President Barack Obama said on Thursday he would ask the U.S. Congress for more than $450 million in aid to help Colombia end "half a century of wrenching conflict" and implement a peace accord aimed at ending Latin America's longest war.

If approved, the aid would help with security and fighting the drug trade, as well as educating and retraining members of the Revolutionary Armed Forces of Colombia, or FARC, the leftist rebel group at war with the government since 1964.

"After half a century of wrenching conflict, the time has come for peace," Obama said after meeting with Colombian President Juan Manual Santos.

The U.S. government would also commit $33 million to a global program to help the country remove land mines in the next five years, and Obama said he would help mobilize more international aid if the peace deal is reached.

Three previous attempts at an accord failed, but the government and FARC are on the verge of an agreement after four years of talks.

Santos thanked the U.S. government for its long-standing bipartisan support for "Plan Colombia," $10 billion in funding between 2000 and 2015 for military and social programs that he said helped keep Colombia from becoming a failed state.

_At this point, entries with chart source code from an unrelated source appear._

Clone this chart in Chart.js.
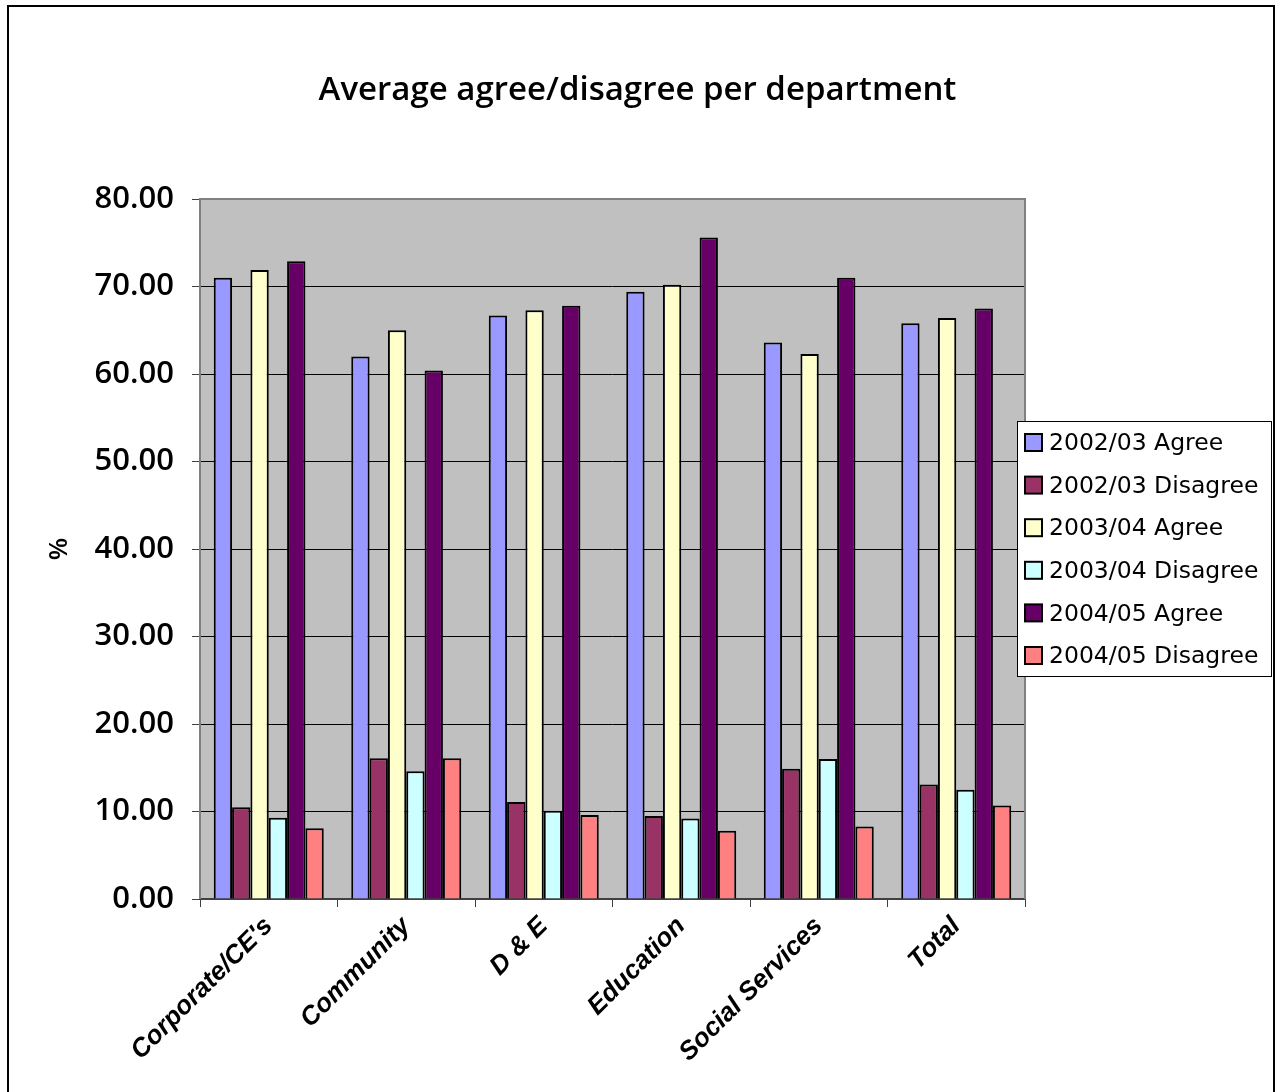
<!DOCTYPE html>
<html>
<head>
<meta charset="utf-8">
<script src="https://cdn.jsdelivr.net/npm/chart.js@4/dist/chart.umd.min.js"></script>
<style>
  html, body { margin: 0; padding: 0; background: #fff; }
  #wrap { position: relative; width: 1275px; height: 1092px; }
</style>
</head>
<body>
<div id="wrap"><canvas id="deptChart" width="1275" height="1092"></canvas></div>
<script>
const departments = ["Corporate/CE's", "Community", "D & E", "Education", "Social Services", "Total"];

const agree0203    = [71.0, 62.0, 66.7, 69.4, 63.6, 65.8];
const disagree0203 = [10.5, 16.1, 11.1, 9.5, 14.9, 13.1];
const agree0304    = [71.9, 65.0, 67.3, 70.2, 62.3, 66.4];
const disagree0304 = [9.3, 14.6, 10.1, 9.2, 16.0, 12.5];
const agree0405    = [72.9, 60.4, 67.8, 75.6, 71.0, 67.5];
const disagree0405 = [8.1, 16.1, 9.6, 7.8, 8.3, 10.7];

const seriesNames  = ["2002/03 Agree", "2002/03 Disagree", "2003/04 Agree",
                      "2003/04 Disagree", "2004/05 Agree", "2004/05 Disagree"];
const seriesColors = ["#9999FF", "#993366", "#FFFFCC", "#CCFFFF", "#660066", "#FF8080"];
const seriesValues = [agree0203, disagree0203, agree0304, disagree0304, agree0405, disagree0405];

const FONT = "'DejaVu Sans', sans-serif";
const HEAVY = "'Open Sans', 'DejaVu Sans', sans-serif";

// outer frame + grey plot background
const framePlugin = {
    id: "frame",
    beforeDraw(chart) {
        const ctx = chart.ctx;
        const a = chart.chartArea;
        ctx.save();
        ctx.fillStyle = "#fff";
        ctx.fillRect(0, 0, chart.width, chart.height);
        ctx.strokeStyle = "#000";
        ctx.lineWidth = 2;
        ctx.strokeRect(8, 6, 1266, 1200);
        ctx.fillStyle = "#C0C0C0";
        ctx.fillRect(a.left, a.top, a.right - a.left, a.bottom - a.top);
        ctx.restore();
    },
    afterDatasetsDraw(chart) {
        const ctx = chart.ctx;
        const a = chart.chartArea;
        ctx.save();
        ctx.strokeStyle = "#808080";
        ctx.lineWidth = 2;
        ctx.beginPath();
        ctx.moveTo(a.left, a.bottom);
        ctx.lineTo(a.left, a.top);
        ctx.lineTo(a.right, a.top);
        ctx.lineTo(a.right, a.bottom);
        ctx.stroke();
        ctx.restore();
    }
};

// boxed legend on the right, overlapping the plot edge
const boxLegend = {
    id: "boxLegend",
    afterDraw(chart) {
        const ctx = chart.ctx;
        const x = chart.chartArea.right - 8;
        const y = 421;
        const w = 254, h = 255;
        ctx.save();
        ctx.fillStyle = "#fff";
        ctx.fillRect(x, y, w, h);
        ctx.strokeStyle = "#000";
        ctx.lineWidth = 1;
        ctx.strokeRect(x + 0.5, y + 0.5, w, h);
        ctx.font = "23.5px " + FONT;
        ctx.textBaseline = "middle";
        chart.data.datasets.forEach((ds, i) => {
            const cy = y + 22 + i * 42.6;
            ctx.fillStyle = ds.backgroundColor;
            ctx.fillRect(x + 8, cy - 9, 17, 17);
            ctx.lineWidth = 2;
            ctx.strokeRect(x + 8, cy - 9, 17, 17);
            ctx.fillStyle = "#000";
            ctx.fillText(ds.label, x + 32, cy + 1);
        });
        ctx.restore();
    }
};

new Chart(document.getElementById("deptChart"), {
    type: "bar",
    data: {
        labels: departments,
        datasets: seriesNames.map((name, i) => ({
            label: name,
            data: seriesValues[i],
            backgroundColor: seriesColors[i],
            borderColor: "#000",
            borderWidth: 2,
            categoryPercentage: 0.8,
            barPercentage: 1.0
        }))
    },
    options: {
        responsive: false,
        animation: false,
        layout: { padding: 0 },
        plugins: {
            legend: { display: false },
            tooltip: { enabled: false },
            title: {
                display: true,
                text: "Average agree/disagree per department",
                color: "#000",
                font: { family: HEAVY, size: 33, weight: "600" },
                padding: { top: 71, bottom: 88.4 }
            }
        },
        scales: {
            x: {
                grid: {
                    drawOnChartArea: false,
                    offset: true,
                    tickLength: 8,
                    tickColor: "#404040"
                },
                border: { color: "#404040", width: 2 },
                ticks: {
                    color: "#000",
                    minRotation: 45,
                    maxRotation: 45,
                    padding: 4,
                    font: { family: "'Liberation Sans', Arial, sans-serif", size: 26, weight: "bold", style: "italic" }
                },
                afterFit(scale) { scale.height = 193; }
            },
            y: {
                min: 0,
                max: 80,
                ticks: {
                    stepSize: 10,
                    color: "#000",
                    padding: 18,
                    font: { family: HEAVY, size: 31, weight: "600" },
                    callback: v => v.toFixed(2)
                },
                grid: {
                    color: ctx => (ctx.tick && (ctx.tick.value === 0 || ctx.tick.value === 80)) ? "rgba(0,0,0,0)" : "#000",
                    lineWidth: 1,
                    tickLength: 8,
                    tickColor: "#404040"
                },
                border: { display: false },
                title: {
                    display: true,
                    text: "%",
                    color: "#000",
                    font: { family: HEAVY, size: 26, weight: "600" },
                    padding: { top: 44, bottom: 0 }
                },
                afterFit(scale) { scale.width = 200; }
            },
            // empty right-hand strip that leaves room for the legend box
            side: {
                position: "right",
                display: true,
                ticks: { display: false },
                grid: { display: false },
                border: { display: false },
                afterFit(scale) { scale.width = 250; }
            }
        }
    },
    plugins: [framePlugin, boxLegend]
});
</script>
</body>
</html>
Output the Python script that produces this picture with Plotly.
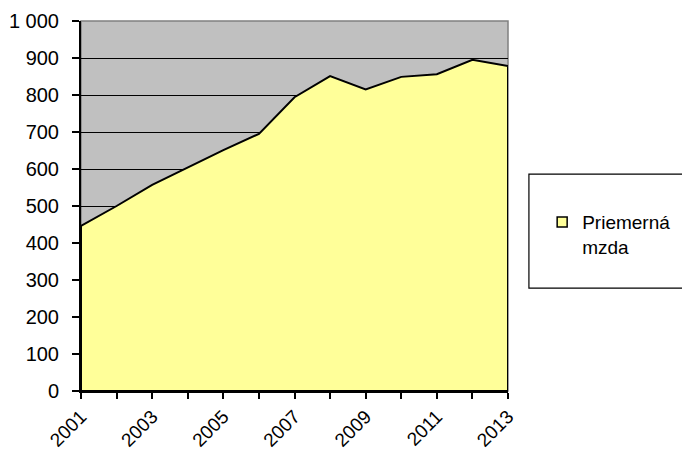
import plotly.graph_objects as go

years = [2001, 2002, 2003, 2004, 2005, 2006, 2007, 2008, 2009, 2010, 2011, 2012, 2013]
wage = [446, 500, 557, 605, 651, 695, 794, 851, 815, 849, 856, 895, 878]
series_name = "Priemerná<br>mzda"
y_tick_vals = [0, 100, 200, 300, 400, 500, 600, 700, 800, 900, 1000]
y_tick_text = ["0", "100", "200", "300", "400", "500", "600", "700", "800", "900", "1 000"]
x_tick_text = [str(y) if (y - years[0]) % 2 == 0 else "" for y in years]

# closed polygon built from the data (area with outline on all sides)
poly_x = years + [years[-1], years[0], years[0]]
poly_y = wage + [0, 0, wage[0]]

FONT = "Liberation Sans, Arial, sans-serif"
FILL = "#FFFF99"

fig = go.Figure()
fig.add_trace(go.Scatter(
    x=poly_x, y=poly_y, mode="lines", fill="toself",
    fillcolor=FILL, line=dict(color="black", width=2),
    name=series_name, showlegend=False, hoverinfo="skip",
))
# legend entry (square swatch)
fig.add_trace(go.Scatter(
    x=[None], y=[None], mode="markers", name=series_name,
    marker=dict(symbol="square", size=10, color=FILL, line=dict(color="black", width=1.5)),
    showlegend=True,
))

fig.update_layout(
    width=682, height=450,
    margin=dict(l=81, r=174, t=21, b=59, autoexpand=False),
    paper_bgcolor="white", plot_bgcolor="#C0C0C0",
    font=dict(family=FONT, size=20, color="black"),
    showlegend=True,
    legend=dict(
        x=1.08, y=0.508, xanchor="left", yanchor="top",
        bgcolor="rgba(0,0,0,0)", borderwidth=0, valign="top",
        font=dict(family=FONT, size=19, color="black"),
        itemwidth=30,
    ),
    xaxis=dict(
        range=[years[0], years[-1]], tickvals=years, ticktext=x_tick_text,
        tickangle=-45, ticks="outside", ticklen=6, tickcolor="black", tickwidth=1.5,
        ticklabelstandoff=-1, tickfont=dict(family=FONT, size=19, color="black"),
        showline=True, linecolor="black", linewidth=2, showgrid=False, zeroline=False,
        fixedrange=True, automargin=False,
    ),
    yaxis=dict(
        range=[0, 1000], tickvals=y_tick_vals, ticktext=y_tick_text,
        ticks="outside", ticklen=7, tickcolor="black", tickwidth=1.5,
        ticklabelstandoff=9,
        showline=True, linecolor="black", linewidth=2,
        showgrid=True, gridcolor="black", gridwidth=1.3, zeroline=False,
        fixedrange=True, automargin=False,
    ),
    shapes=[
        dict(type="rect", xref="paper", yref="paper", x0=0, x1=1, y0=0, y1=1,
             line=dict(color="#808080", width=1.5), fillcolor="rgba(0,0,0,0)", layer="below"),
        dict(type="rect", xref="paper", yref="paper", x0=1.049, x1=1.42, y0=0.278, y1=0.586,
             line=dict(color="black", width=1.2), fillcolor="white", layer="below"),
    ],
)

fig.write_html(
    "out.html",
    config={"displayModeBar": False},
    post_script="document.body.style.margin='0';document.body.style.overflow='hidden';",
)
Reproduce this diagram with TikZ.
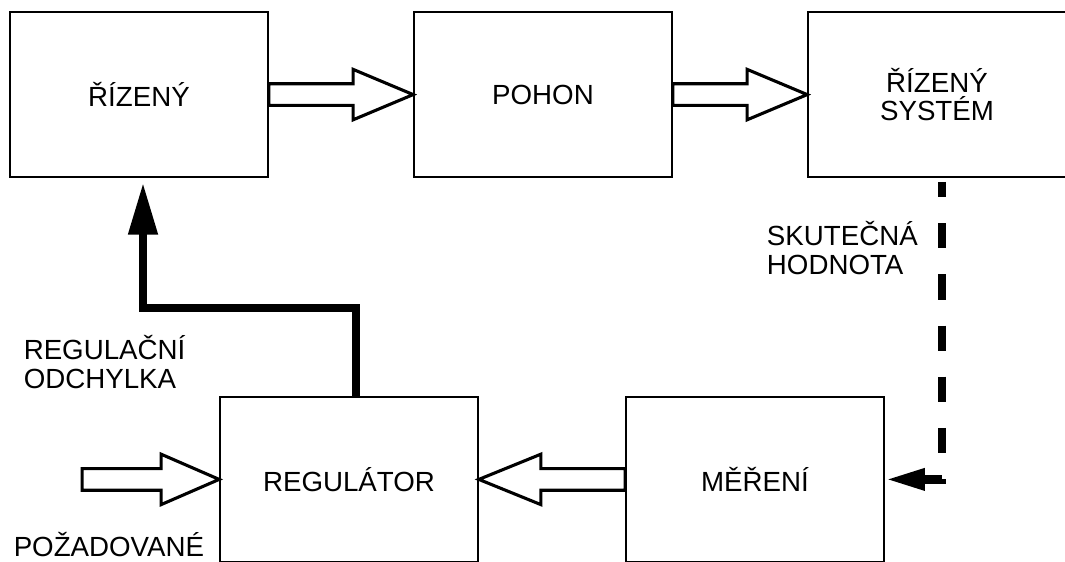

The new program, dubbed "Peace Colombia," would provide about 25 percent more U.S. funding compared with 2016 levels.

"Just as the United States has been Colombia's partner in a time of war, I indicated to President Santos we will be your partner in waging peace," Obama said at a White House reception.

A jump in U.S. aid is "fundamental" to the success of the peace plan, particularly given a 20 percent hit to Colombia's budget from the plunge in oil prices, said Douglass Cassel of the University of Notre Dame, who has been an adviser to Santos for the past year.

"The government of Colombia will do everything it can, but it's clear that it doesn't have sufficient resources on its own to do the job the way it ought to be done without significant support from the United States and the European Union," Cassel said in an interview.